Talkin’ ain’t doin’
Here it comes: actual, concrete goals to hold myself to. I’ll have to start with arbitrary numbers as I get back into the swing of things, and adjust as I go along. Naturally, I’ll try to push myself harder.
In terms of writing, I’d like to have a new novel outlined before August is up. That gives me three weeks, so I’ll set myself a goal of ten chapters outlined per week.
Revision is a little harder. I’m due for another reread of Yggdrasil to see what needs editing, cutting, and where new material needs to be fitted in. I can manage a reread in one week, then a second look over another week to target problem areas.
Of course, I’ll want to make hokey index cards to put on my corkboards to illustrate my progress with these goals. It helps to have them there, staring at me at all times.
I’ll be back next week with updates on my progress!
It’s the last week before NaNoWriMo 2014 begins. I am a good 20+ chapters into my outline for Project: Destiny and feeling good. I have color-changing LEDs on my desk that I believe I will use to admonish myself; red when I haven’t written, yellow once I’ve started, green once I’ve met my word goal for the day. (I will probably not keep up with this.)
I’m excited. I’m raring to go. I’m posting encouraging notes on the corkboard beside my desk. I have magnetic poetry next to that in case I need some unrelated word play to get the creative juices flowing. I have lots of good music ready to go.
I deviated from my outline, making another chapter on the list obsolete. I tried to write it anyway, because I liked the neatness of my POV rotation: A B A C A D… etc. However, I found myself writing a chapter that didn’t have a direction, that I didn’t like writing, and that didn’t need to be there.
So I decided to move on. “I make the rules,” is going to have to become a mantra of mine, because I seem to keep forgetting that as I write. Forcing out a chapter that will end up being crap isn’t worth losing momentum; better to set it aside and keep going. In the unlikely event that this chapter is worth salvaging in some future draft, it will be easier to do that once the bulk of the story is out.

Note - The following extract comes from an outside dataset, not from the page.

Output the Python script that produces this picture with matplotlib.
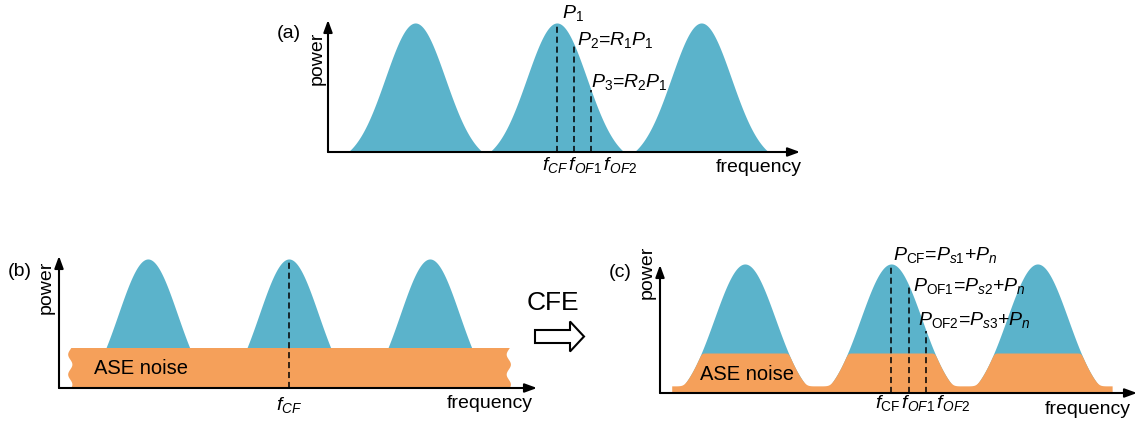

I was essentially tying my own hands, thinking, “But… the plan! I have to work within the plan.” I’ve said from the beginning, the outline is meant to be ignored if a better idea comes along. I can work my way back to it, but I shouldn’t go hacking through the wilderness when there might be a more natural path that starts a little further out of the way. I would just get exhausted and make a mess for the sake of a straight line.
While I was writing Climbing Yggdrasil, I outlined chapters in Scrivener by writing a brief summary and filling in the narrative from that alone. However, the default in Scrivener seems to be filling a chapter with scenes, which I had not considered before.
I finished the broad strokes of the outline for Destiny and thought I could give scenes a shot. It’s sort of like going from mile markers to smaller signs every tenth of a mile. There’s a little voice in my head saying that this will just give me more opportunities to deviate from the outline; I think I get some of my best ideas that way.
For this story, I don’t want to simply outline a sequence of events. I want to write notes about what’s going on inside the characters’ heads, thoughts and feelings that I can allude to through well-placed expressions and subtle behaviors. Yggdrasil was something of a race, with all the pressure of NaNoWriMo, but now I can take the time to get more right on the first attempt. If the characters’ thoughts and desires come through in a suitably subtle way in the first draft, that leaves less for me to polish during the editing process. (By “subtle” here, I mean that I’m not beating the reader over the head with what the character is feeling; some characters, like some people, clearly display every emotion they feel on their face with no subtlety whatsoever.)
I feel like my biggest obstacle with Destiny will be parceling out information properly. I want to tantalize without frustrating the reader. I want to explain without lecturing. Above all, I want to be economic with my explanations. No one wants to read a book where the main character takes up pages and pages of every chapter expounding on the way the world works. It would be far more effective to set up scenarios in which the reader can directly witness forces at work and come up with their own conclusions.
Here’s to hoping that in going deeper and outlining scenes for the story that I discover new ideas and better ways to write it. Something I have to keep reminding myself of is that nothing is set in stone, not even if I stated it in an outline or the rough draft or a later draft. Until a book is published, I can rearrange and change anything that doesn’t work for me. The worst case is that I have to rewrite something and it takes a little more time; a small enough price for getting it right.